When Salesforce.com suffered an expensive twelve-hour outage earlier this year, the CEO was forced to apologize to users over social media. This is the kind of scenario that all business leaders dread.
The outage was attributed to a power distribution failure in Salesforce’s primary data center. Although the number of users was not confirmed, customers across many parts of the US were affected.
A similar incident in the UK last month saw users of the SSP insurance technology platform unable to renew their client’s insurance policies after two outages in quick succession. These were caused by power problems that affected the storage system at SSP’s data center, and although the initial damage was repaired, further hardware complications meant service had to be restored from an entirely new data center site.
Many businesses have started offering, and using, SaaS models in recent years, but few commit 100% to the cloud because of fears that an outage will leave them in a vulnerable position. Last year there was a spate of downtime incidents ranging from a power failure at Fujitsu’s data center in Sunnyvale, California which affected the company’s public cloud, through to several outages at Google data centers that affected its Cloud Compute Engine.

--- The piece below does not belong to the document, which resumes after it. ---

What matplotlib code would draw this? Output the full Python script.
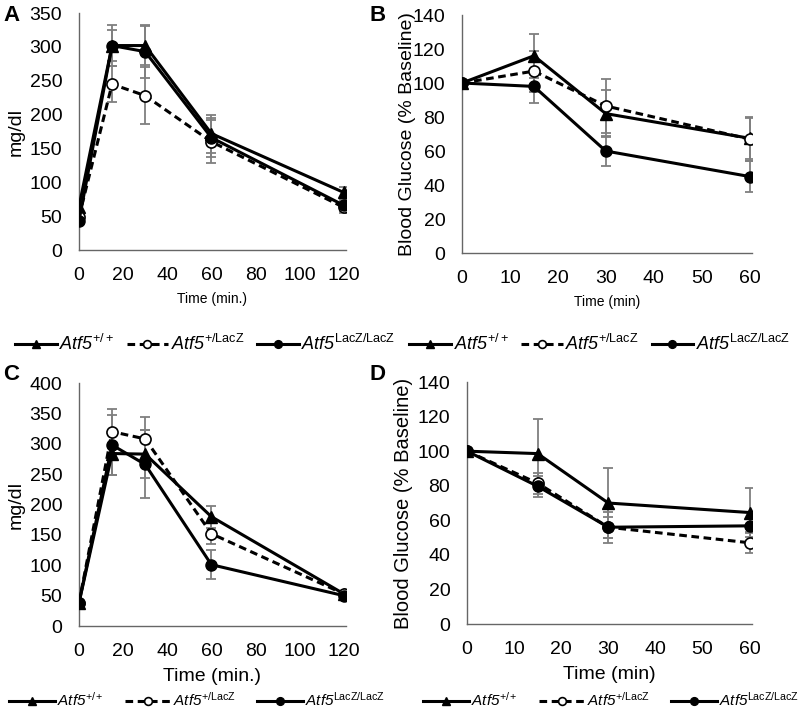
import matplotlib
matplotlib.use("Agg")
import matplotlib.pyplot as plt

plt.rcParams['font.family'] = ['Liberation Sans', 'DejaVu Sans']
plt.rcParams['mathtext.fontset'] = 'custom'
plt.rcParams['mathtext.rm'] = 'Liberation Sans'
plt.rcParams['mathtext.it'] = 'Liberation Sans:italic'

# Time points
t_long = [0, 15, 30, 60, 120]
t_short = [0, 15, 30, 60]

# Panel A (mg/dl)
a_wt = [64, 302, 302, 172, 85]
a_het = [49, 245, 228, 160, 63]
a_ko = [43, 302, 293, 166, 66]
a_wt_err = [5, 30, 29, 28, 8]
a_het_err = [5, 27, 42, 32, 8]
a_ko_err = [5, 23, 39, 29, 8]

# Panel B (% baseline)
b_wt = [100, 116, 82, 67.5]
b_het = [100, 107, 86.5, 67]
b_ko = [100, 98, 60, 45]
b_wt_err = [0, 13, 14, 12]
b_het_err = [0, 12, 16, 13]
b_ko_err = [0, 10, 9, 9]

# Panel C (mg/dl)
c_wt = [38, 284, 283, 180, 53]
c_het = [38, 320, 308, 152, 53]
c_ko = [38, 298, 266, 101, 50]
c_wt_err = [3, 35, 40, 18, 5]
c_het_err = [3, 38, 36, 17, 5]
c_ko_err = [3, 50, 56, 24, 5]

# Panel D (% baseline)
d_wt = [100, 98.6, 70, 64.5]
d_het = [100, 81.5, 56, 47]
d_ko = [100, 79.7, 56, 56.8]
d_wt_err = [0, 20, 20, 14]
d_het_err = [0, 6, 9, 6]
d_ko_err = [0, 6, 6, 4]

labels = [r'Atf5$^{\mathrm{+/+}}$',
          r'Atf5$^{\mathrm{+/LacZ}}$',
          r'Atf5$^{\mathrm{LacZ/LacZ}}$']

styles = [dict(color='black', lw=2.2, ls='-', marker='^', ms=8, mfc='black', mec='black'),
          dict(color='black', lw=2.2, ls=(0, (2.5, 1.5)), marker='o', ms=8, mfc='white', mec='black', mew=1.2),
          dict(color='black', lw=2.2, ls='-', marker='o', ms=8, mfc='black', mec='black')]

fig = plt.figure(figsize=(8.05, 7.18), dpi=100)

def panel(rect, t, series, errs, xmax, xticks, ymax, ystep, ylabel, ylabel_size, ylab_x,
          xlabel, xlabel_size, letter, letter_xy, leg_xy, leg_size, leg_hl, leg_cs):
    ax = fig.add_axes(rect)
    for y, e in zip(series, errs):
        ax.errorbar(t, y, yerr=e, fmt='none', ecolor='#7f7f7f', elinewidth=1.3, capsize=3.5, capthick=1.3, zorder=2)
    handles = []
    for y, st in zip(series, styles):
        h, = ax.plot(t, y, zorder=3, **st)
        handles.append(h)
    ax.set_xlim(0, xmax)
    ax.set_ylim(0, ymax)
    ax.set_xticks(xticks)
    ax.set_yticks(range(0, ymax + 1, ystep))
    for s in ['top', 'right']:
        ax.spines[s].set_visible(False)
    for s in ['left', 'bottom']:
        ax.spines[s].set_color('#666666')
        ax.spines[s].set_linewidth(1.0)
    ax.tick_params(length=0, labelsize=14, pad=12)
    ax.set_ylabel(ylabel, fontsize=ylabel_size)
    ax.yaxis.set_label_coords(ylab_x, 0.5)
    ax.set_xlabel(xlabel, fontsize=xlabel_size, labelpad=6)
    ax.patch.set_alpha(0)
    fig.text(letter_xy[0], letter_xy[1], letter, fontsize=16, fontweight='bold', ha='left', va='center')
    leg = fig.legend(handles, labels, loc='center', bbox_to_anchor=leg_xy,
                     ncol=3, frameon=False, fontsize=leg_size, handlelength=leg_hl, handletextpad=0.15,
                     columnspacing=leg_cs, numpoints=1, markerscale=0.7)
    for txt in leg.get_texts():
        txt.set_fontstyle('italic')
    return ax

panel([0.0981, 0.6518, 0.3317, 0.330], t_long, [a_wt, a_het, a_ko], [a_wt_err, a_het_err, a_ko_err],
      121, [0, 20, 40, 60, 80, 100, 120], 350, 50, 'mg/dl', 14, -0.205, 'Time (min.)', 10,
      'A', (0.004, 0.979), (0.255, 0.521), 13, 2.3, 0.7)
panel([0.5739, 0.6476, 0.3602, 0.3315], t_short, [b_wt, b_het, b_ko], [b_wt_err, b_het_err, b_ko_err],
      60.5, [0, 10, 20, 30, 40, 50, 60], 140, 20, 'Blood Glucose (% Baseline)', 14, -0.159, 'Time (min)', 10,
      'B', (0.459, 0.979), (0.745, 0.521), 13, 2.3, 0.7)
panel([0.0981, 0.1281, 0.3317, 0.3384], t_long, [c_wt, c_het, c_ko], [c_wt_err, c_het_err, c_ko_err],
      121, [0, 20, 40, 60, 80, 100, 120], 400, 50, 'mg/dl', 14, -0.205, 'Time (min.)', 14,
      'C', (0.004, 0.478), (0.245, 0.025), 11, 3.0, 1.4)
panel([0.5801, 0.1309, 0.354, 0.337], t_short, [d_wt, d_het, d_ko], [d_wt_err, d_het_err, d_ko_err],
      60.5, [0, 10, 20, 30, 40, 50, 60], 140, 20, 'Blood Glucose (% Baseline)', 14.5, -0.19, 'Time (min)', 14,
      'D', (0.459, 0.478), (0.759, 0.025), 11, 3.0, 1.4)

fig.savefig('out.png', dpi=100)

To mitigate the risks, businesses are choosing to use a hybrid of providers and cloud services, so that if one data center goes down, it only affects a proportion of its customer base. But unfortunately large outages can and do happen, often due to human error or extreme weather.
The key is to constantly assess facility resilience; to install solutions that deliver real-time information about the data center environment and the likelihood of problems arising. Disaster prevention is a better strategy than disaster recovery.
No facility can be entirely risk-free, but visibility into how systems are working, how they can withstand power outages or extreme weather conditions, or the careful monitoring of air conditioning, heating and water will help to reduce that risk. Monitoring assets is also important, as missing or failing assets can lead to service outages and unnecessary hardware costs.
Cloud-based operations will continue to grow and with that the number of applications that are considered mission or business critical. It is up to data centers to ensure they can meet the demand and provide an uninterrupted service.